語り部として証言する周辺の人たちは、通俗的な語り、たとえば、目立ちたがり屋、勉強はよくできたが京大まで行って結局主婦になりたいと言った、美人であった、とか死亡説まで飛び出す話である。多くの証言者がまずよく知らないのですと始め、その口調はたまに方言が混じる程度で、ほぼ同じ調子である。また、作者が現実に面談したはずの元夫でさえ政党創立の資金を工面したと言いつつ、内容は自分自身や家族の話が多い。他の証言者も似たようなものである。

少々小説から離れよう。私自身は学縁、血縁、地縁を重要視する者ではないが、実はモデルになった、榎美佐子は、私の6年下の高校の後輩である。文中、城南高校(実在する進学高)出となっているが、実際は城東高校という。この高校は社研といわれるリベラル学生の部活動の激しいところがあって、私も入学後すぐに入部して、反自衛隊展などをやってきた。部活のチーフが何か反対するべきものがあって(今は失念)、私の高2の時校門の壁に〇〇反対と大きな落書きを入れて、自死した事件があった。その後活動は停滞したはずである。6歳後輩の榎が、どれほどその歴史の影響下にあったかどうかは不明である。

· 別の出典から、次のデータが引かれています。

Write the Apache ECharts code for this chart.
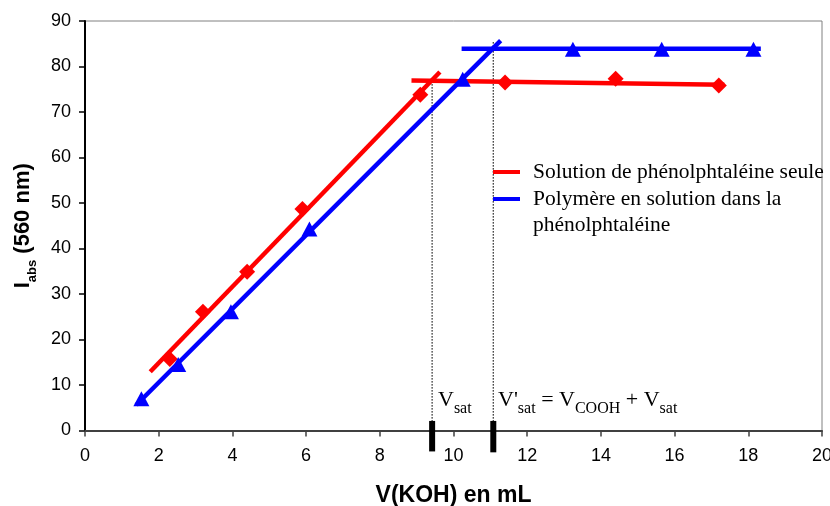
<!DOCTYPE html>
<html>
<head>
<meta charset="utf-8">
<script src="https://cdn.jsdelivr.net/npm/echarts@6/dist/echarts.min.js"></script>
<style>
html, body { margin: 0; padding: 0; background: #fff; }
#chart { width: 830px; height: 506px; }
</style>
</head>
<body>
<div id="chart"></div>
<script>
// measured points
const redX = [2.3, 3.2, 4.4, 5.9, 9.1, 11.4, 14.4, 17.2];
const redY = [15.7, 26.1, 34.9, 48.7, 73.8, 76.5, 77.3, 75.8];
const blueX = [1.53, 2.53, 3.96, 6.09, 10.25, 13.24, 15.65, 18.14];
const blueY = [7, 14.5, 26.1, 44.3, 77.2, 83.8, 83.8, 83.8];

// hand drawn fit lines (end points)
const redRise = [[1.77, 12.9], [9.63, 78.8]];
const redFlat = [[8.86, 76.9], [17.35, 76.0]];
const blueRise = [[1.39, 5.6], [11.28, 85.7]];
const blueFlat = [[10.22, 83.9], [18.34, 83.9]];

// saturation volumes
const vSat = 9.42;
const vSatPrime = 11.08;
const vSatDotted = [[vSat, 0], [vSat, 77]];
const vSatPrimeDotted = [[vSatPrime, 0], [vSatPrime, 85.4]];
const vSatMark = [[vSat, -4.6], [vSat, 2.1]];
const vSatPrimeMark = [[vSatPrime, -4.8], [vSatPrime, 2.1]];

const redName = 'Solution de phénolphtaléine seule';
const blueName = 'Polymère en solution dans la phénolphtaléine';

const zip = (xs, ys) => xs.map((x, i) => [x, ys[i]]);

let chart = echarts.init(document.getElementById('chart'));

const serif = '"Liberation Serif", "Times New Roman", serif';
const sans = '"Liberation Sans", Arial, sans-serif';

const fitLine = (name, data, color) => ({
	name: name,
	type: 'line',
	data: data,
	symbol: 'none',
	color: color,
	lineStyle: { color: color, width: 4.5 },
	animation: false
});

const guide = (data) => ({
	type: 'line',
	data: data,
	symbol: 'none',
	silent: true,
	lineStyle: { color: '#000', width: 1.3, type: [1.3, 1.7] },
	animation: false
});

const mark = (data) => ({
	type: 'line',
	data: data,
	symbol: 'none',
	clip: false,
	silent: true,
	lineStyle: { color: '#000', width: 6, cap: 'butt' },
	animation: false
});

const annRich = {
	m: { fontFamily: serif, fontSize: 22, lineHeight: 22, verticalAlign: 'top', color: '#000' },
	s: { fontFamily: serif, fontSize: 16, lineHeight: 16, padding: [12, 0, 0, 0], verticalAlign: 'top', color: '#000' }
};

let option = {
	animation: false,
	grid: {
		left: 85,
		right: 8,
		top: 21,
		bottom: 75.5,
		outerBoundsMode: 'none',
		containLabel: false,
		show: true,
		borderColor: '#808080',
		borderWidth: 1
	},
	legend: {
		data: [redName, blueName],
		orient: 'vertical',
		left: 493,
		top: 161,
		padding: 0,
		itemGap: 5,
		icon: 'rect',
		itemWidth: 27,
		itemHeight: 4,
		selectedMode: false,
		formatter: (name) => name === blueName ? 'Polymère en solution dans la' : name,
		textStyle: { fontFamily: serif, fontSize: 21.5, lineHeight: 21, color: '#000', padding: [0, 0, 0, 8] }
	},
	xAxis: {
		type: 'value',
		min: 0,
		max: 20,
		interval: 2,
		name: 'V(KOH) en mL',
		nameLocation: 'middle',
		nameGap: 53.5,
		nameTextStyle: { fontFamily: sans, fontWeight: 'bold', fontSize: 23, color: '#000' },
		axisLine: { show: true, lineStyle: { color: '#404040', width: 2 } },
		axisTick: { show: true, length: 6, lineStyle: { color: '#404040', width: 1.5 } },
		axisLabel: { margin: 17, fontFamily: sans, fontSize: 18, color: '#000' },
		splitLine: { show: false }
	},
	yAxis: {
		type: 'value',
		min: 0,
		max: 90,
		interval: 10,
		name: '{m|I}{s|abs}{m| (560 nm)}',
		nameLocation: 'middle',
		nameGap: 51,
		nameTextStyle: {
			color: '#000',
			rich: {
				m: { fontFamily: sans, fontWeight: 'bold', fontSize: 22, lineHeight: 22, verticalAlign: 'top', color: '#000' },
				s: { fontFamily: sans, fontWeight: 'bold', fontSize: 13, lineHeight: 13, padding: [13.5, 0, 0, 0], verticalAlign: 'top', color: '#000' }
			}
		},
		axisLine: { show: true, lineStyle: { color: '#000', width: 2 } },
		axisTick: { show: true, length: 6, lineStyle: { color: '#000', width: 1.5 } },
		axisLabel: { margin: 14, fontFamily: sans, fontSize: 18, color: '#000' },
		splitLine: { show: false }
	},
	graphic: [
		{ type: 'text', left: 533, top: 214, style: { text: 'phénolphtaléine', font: '21.5px ' + serif, fill: '#000' } },
		{ type: 'text', x: 438, y: 389, style: { text: '{m|V}{s|sat}', rich: annRich } },
		{ type: 'text', x: 498, y: 389, style: { text: "{m|V'}{s|sat}{m| = V}{s|COOH}{m| + V}{s|sat}", rich: annRich } }
	],
	series: [
		guide(vSatDotted),
		guide(vSatPrimeDotted),
		mark(vSatMark),
		mark(vSatPrimeMark),
		fitLine(redName, redRise, '#ff0000'),
		fitLine(redName, redFlat, '#ff0000'),
		fitLine(blueName, blueRise, '#0000ff'),
		fitLine(blueName, blueFlat, '#0000ff'),
		{
			name: redName,
			type: 'scatter',
			data: zip(redX, redY),
			symbol: 'diamond',
			symbolSize: 16,
			itemStyle: { color: '#ff0000', opacity: 1 },
			z: 3
		},
		{
			name: blueName,
			type: 'scatter',
			data: zip(blueX, blueY),
			symbol: 'triangle',
			symbolSize: [16, 15],
			itemStyle: { color: '#0000ff', opacity: 1 },
			z: 3
		}
	]
};

chart.setOption(option);
</script>
</body>
</html>
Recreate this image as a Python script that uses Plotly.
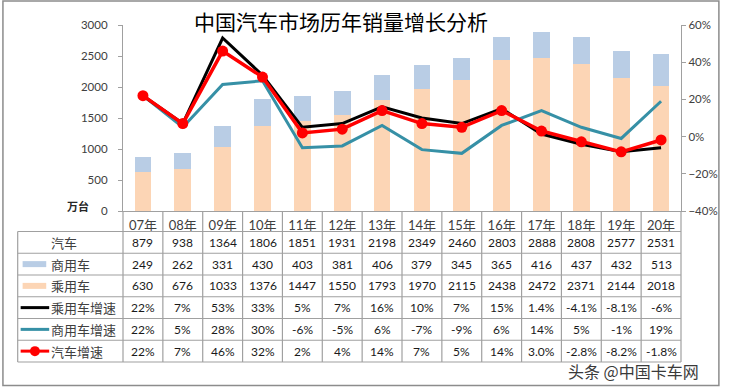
import plotly.graph_objects as go

# ---------------- data ----------------
years = ["07年", "08年", "09年", "10年", "11年", "12年", "13年",
         "14年", "15年", "16年", "17年", "18年", "19年", "20年"]
total_sales = [879, 938, 1364, 1806, 1851, 1931, 2198, 2349, 2460, 2803, 2888, 2808, 2577, 2531]
commercial = [249, 262, 331, 430, 403, 381, 406, 379, 345, 365, 416, 437, 432, 513]
passenger = [630, 676, 1033, 1376, 1447, 1550, 1793, 1970, 2115, 2438, 2472, 2371, 2144, 2018]
passenger_growth = ["22%", "7%", "53%", "33%", "5%", "7%", "16%", "10%", "7%", "15%", "1.4%", "-4.1%", "-8.1%", "-6%"]
commercial_growth = ["22%", "5%", "28%", "30%", "-6%", "-5%", "6%", "-7%", "-9%", "6%", "14%", "5%", "-1%", "19%"]
total_growth = ["22%", "7%", "46%", "32%", "2%", "4%", "14%", "7%", "5%", "14%", "3.0%", "-2.8%", "-8.2%", "-1.8%"]

title_text = "中国汽车市场历年销量增长分析"
unit_text = "万台"
row_names = ["汽车", "商用车", "乘用车", "乘用车增速", "商用车增速", "汽车增速"]
watermark_text = "头条 @中国卡车网"


def pct(vals):
    return [float(s.rstrip("%")) / 100 for s in vals]


# ---------------- style / layout helpers ----------------
W, H = 730, 387
PL, PR, PT, PB = 123, 690, 25, 211  # plot area in px
BLUE = "#B9CDE5"
PEACH = "#FCD5B5"
TEAL = "#3690A6"
RED = "#FF0000"
GRID = "#A0A0A0"
NUMFONT = "Lato, Noto Sans CJK SC, sans-serif"
CJK = "Noto Sans CJK SC, sans-serif"


def X(px):
    return (px - PL) / (PR - PL)


def Y(py):
    return (PB - py) / (PB - PT)


fig = go.Figure()
fig.add_trace(go.Bar(x=years, y=passenger, name="乘用车", marker=dict(color=PEACH, line=dict(width=0)),
                     yaxis="y"))
fig.add_trace(go.Bar(x=years, y=commercial, name="商用车", marker=dict(color=BLUE, line=dict(width=0)),
                     yaxis="y"))
fig.add_trace(go.Scatter(x=years, y=pct(commercial_growth), name="商用车增速", mode="lines",
                         line=dict(color=TEAL, width=3), yaxis="y2"))
fig.add_trace(go.Scatter(x=years, y=pct(passenger_growth), name="乘用车增速", mode="lines",
                         line=dict(color="black", width=3), yaxis="y2"))
fig.add_trace(go.Scatter(x=years, y=pct(total_growth), name="汽车增速", mode="lines+markers",
                         line=dict(color=RED, width=3.5), marker=dict(color=RED, size=11),
                         yaxis="y2"))

shapes = []
annotations = []

# table rows
row_top = 231.5
row_h = 21.75
n_rows = len(row_names)
row_bottom = row_top + n_rows * row_h
for i in range(n_rows + 1):
    yy = row_top + i * row_h
    shapes.append(dict(type="line", xref="paper", yref="paper", x0=X(16), x1=X(PR), y0=Y(yy), y1=Y(yy),
                       line=dict(color=GRID, width=1.2)))
shapes.append(dict(type="line", xref="paper", yref="paper", x0=X(16), x1=X(16), y0=Y(row_top),
                   y1=Y(row_bottom), line=dict(color=GRID, width=1.2)))
col_w = (PR - PL) / len(years)
for k in range(len(years) + 1):
    xx = PL + k * col_w
    shapes.append(dict(type="line", xref="paper", yref="paper", x0=X(xx), x1=X(xx), y0=Y(PB),
                       y1=Y(row_bottom), line=dict(color=GRID, width=1.2)))

# outer border
shapes.append(dict(type="rect", xref="paper", yref="paper", x0=X(1), x1=X(728.5), y0=Y(1), y1=Y(385.5),
                   line=dict(color="#8C8C8C", width=1.5)))

# legend swatches in table label column
centers = [row_top + (i + 0.5) * row_h for i in range(n_rows)]
shapes.append(dict(type="rect", xref="paper", yref="paper", x0=X(21), x1=X(45), y0=Y(centers[1] - 3),
                   y1=Y(centers[1] + 3), fillcolor=BLUE, line=dict(width=0)))
shapes.append(dict(type="rect", xref="paper", yref="paper", x0=X(21), x1=X(45), y0=Y(centers[2] - 3),
                   y1=Y(centers[2] + 3), fillcolor=PEACH, line=dict(width=0)))
for idx, col in [(3, "black"), (4, TEAL), (5, RED)]:
    shapes.append(dict(type="line", xref="paper", yref="paper", x0=X(19), x1=X(48), y0=Y(centers[idx]),
                       y1=Y(centers[idx]), line=dict(color=col, width=3)))
shapes.append(dict(type="circle", xref="paper", yref="paper", x0=X(28.5), x1=X(38.5), y0=Y(centers[5] - 5),
                   y1=Y(centers[5] + 5), fillcolor=RED, line=dict(width=0)))

# row labels
for i, name in enumerate(row_names):
    annotations.append(dict(text=name, xref="paper", yref="paper", x=X(48), y=Y(centers[i]),
                            xanchor="left", yanchor="middle", showarrow=False,
                            font=dict(family=CJK, size=13, color="#404040")))

# values
rows = [[str(v) for v in total_sales], [str(v) for v in commercial], [str(v) for v in passenger],
        passenger_growth, commercial_growth, total_growth]
for i, row in enumerate(rows):
    for yr, txt in zip(years, row):
        annotations.append(dict(text=txt, xref="x", yref="paper", x=yr, y=Y(centers[i]),
                                xanchor="center", yanchor="middle", showarrow=False,
                                font=dict(family=NUMFONT, size=12, color="#1a1a1a")))

# title and unit
annotations.append(dict(text=title_text, xref="paper", yref="paper", x=X(345), y=Y(21),
                        xanchor="center", yanchor="middle", showarrow=False,
                        font=dict(family=CJK, size=21, color="#000000")))
annotations.append(dict(text="<b>" + unit_text + "</b>", xref="paper", yref="paper", x=X(77), y=Y(206),
                        xanchor="center", yanchor="middle", showarrow=False,
                        font=dict(family=CJK, size=11, color="#262626")))

# watermark
annotations.append(dict(text=watermark_text, xref="paper", yref="paper", x=X(642), y=Y(371),
                        xanchor="center", yanchor="middle", showarrow=False,
                        font=dict(family=CJK, size=16, color="#3a3a3a",
                                  shadow="1px 1px 1px #fff, -1px -1px 1px #fff, 1px -1px 1px #fff, -1px 1px 1px #fff")))

fig.update_layout(
    width=W, height=H,
    margin=dict(l=PL, r=W - PR, t=PT, b=H - PB, pad=0),
    paper_bgcolor="white", plot_bgcolor="white",
    barmode="stack", bargap=0.58,
    showlegend=False,
    shapes=shapes, annotations=annotations,
    xaxis=dict(type="category", range=[-0.5, len(years) - 0.5], showline=True, linecolor=GRID,
               linewidth=1.2, ticks="", showgrid=False,
               tickfont=dict(family=NUMFONT, size=13, color="#404040"), ticklabelstandoff=2),
    yaxis=dict(range=[0, 3000], dtick=500, showline=True, linecolor=GRID, linewidth=1.2,
               ticks="outside", ticklen=4, tickcolor=GRID, showgrid=False, zeroline=False,
               tickfont=dict(family=NUMFONT, size=11.5, color="#404040"), ticklabelstandoff=8),
    yaxis2=dict(range=[-0.4, 0.6], dtick=0.2, tickformat=".0%", overlaying="y", side="right",
                showline=True, linecolor=GRID, linewidth=1.2, ticks="outside", ticklen=4,
                tickcolor=GRID, showgrid=False, zeroline=False,
                tickfont=dict(family=NUMFONT, size=11.5, color="#404040")),
)

fig.write_html("out.html", config={"displayModeBar": False},
               post_script="document.body.style.margin='0px';")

証言は主人公の内面や彼女を突き動かした運動の動機、はたまた突然の行方不明?死亡?の現実にまで至っているのだろうか。帯の推薦にある「謎多き女をめぐる証言から、世の”理不尽“を抉り出す」作者の意図を読み解けないのである。

あえて本書の物足りなさを挙げさせてもらおう。
一つは、作者が主人公を、ウーマンリブ、フェミニズムの運動/文化の文脈において捕えようとしていないことがある。私があえて状況のごく一端を書いたのもそれが理由である。私の想像では塙は、「自己完結的」な人で、仲間はいても彼女らと、また他のグループと繋がりを持とうとしてこなかったのではないだろうか。著述の手掛かりが少なかったのもあるだろう。私がこの書評を挙げているWAN(ウイメンズアクションネットワーク)にはミニコミ図書館がある。探せば何かの資料があったかもしれないのだが。この意味で作家が「育成した同志」から話を拾えなかったのは残念である。彼女の実像が見えてこないのだ。

 ただし桐野夏生さんが今に至って榎美沙子を取り上げてくださったことには謝意を表したい。私の勝手な期待だとしても、榎美沙子とは誰だったのか、彼女は何をしたかったのか、それはなしとげられたのか、実像や核心にもう少し迫って欲しかった、フィクションだとしても。
書評が必ずしも素晴らしい条件をみたしている著作である必要はないとしても、本書にはかなり批判的な視点が含められている。しかしたくさんの女性に読んでいただきたいのである。消えつつある(私をも含めた)オールドフェミニストである榎美沙子に、本書をもとにして、私たちの手でもう少し迫りたいというのはどうだろうか。既述の故田中美津の追悼文に上野千鶴子は書いている「、、、あなたの棺はまだ覆われていない。あなたはまだ『過去の人』になってはいけないのだ。なぜならあなたの肉声を、わたしたちはまだまだ必要としているからだ」(朝日新聞朝刊8/12/’24)。